Weitere Rebsorten sind Merlot, Cabernet Sauvignon, Cabernet Franc und Syrah (Rotwein) sowie Chardonnay, Sauvignon Blanc, Gewürztraminer, Pinot Grigio, Chenin Blanc, Moscatel, Frontignan, Riesling, Semillón, Muscatel Ottonel und Torrontés (Weißwein). Die beiden Weine aus Uruguay stammen von dem Weingut Bodegas Castillo Viejo, welches 1927 von Don Santos Etheverry gegründet wurde. Er selbst stammte als Einwanderer aus dem französischen Baskenland. Heute befindet sich dieses Weingut in der dritten Generation in Familienbesitz. Das Weingut liegt nördlich von Montevideo in Las Piedras in der Region San José. Die Ernte beginnt hier um den 1. Februar und endet Anfang April. Handlese, ausschließlich bei Nacht, kurze Maischestandzeit und Temperatur kontrolliert bei 25° bis 27° vergoren sind die Merkmale dieser Weine.
Da Tannat die Rebsorte Uruguays ist, beginnen wir folgerichtig mit einem jungen Castillo Viejo Catamayor Classic Tannat 2013. Der Wein zeigt sich mit in tiefem Rot, Frucht und Vanille vom Holz in der Nase und genauso am Gaumen. Der Wein ist stimmig, für sein Alter sehr gut trinkfreudig und verabschiedet sich mit einem mittellangen Abgang. Als Gesamteindruck bleibt kein großer Wein aber ein frischer und sauber gemachter Tannat in Erinnerung.

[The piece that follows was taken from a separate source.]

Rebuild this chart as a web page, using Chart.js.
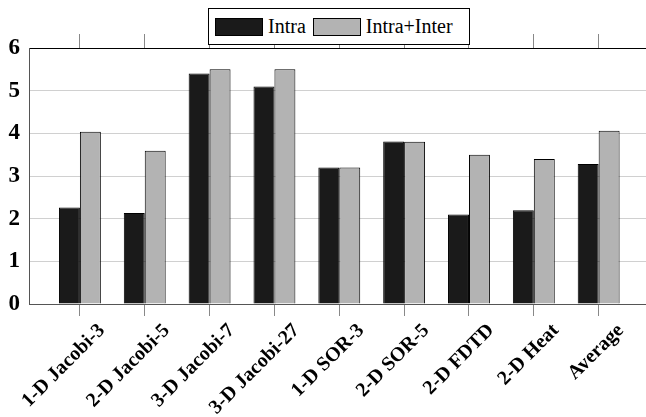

Unsere Südamerikareise schließt mit einem Cuvee Castillo Viejo Catamayor Reserva Tannat/Cabernet Franc 2011. Der Wein enthält 63% Tannat und 37% Cabernet Franc und wird 6 Monate in amerikanischen Barriques ausgebaut.  Das Ergebnis ist ein dunkelroter Wein, Beerenfrucht und Vanille in der Nase, mild, samtig mit einem schönen Tanningerüst ausgestatteter Wein. Nase und Gaumen harmonieren so dass der Wein Freude macht, ein schöner Wein und ein guter Wein für den Abschluss dieser Reise.

Auch wenn diese Probe nur wie ein Blitzlicht die Weinwelt Südamerikas beleuchten konnte, so war doch festzustellen, dass die Standartweine des Basissegments zwar sauber gemacht jedoch ohne besonderen Charakter sind. Die Premiumweine hingegen sind durchaus Charakterköpfe, die es wert sind, zu probieren und auch in Zukunft zu begleiten. Gut, dass es so ist.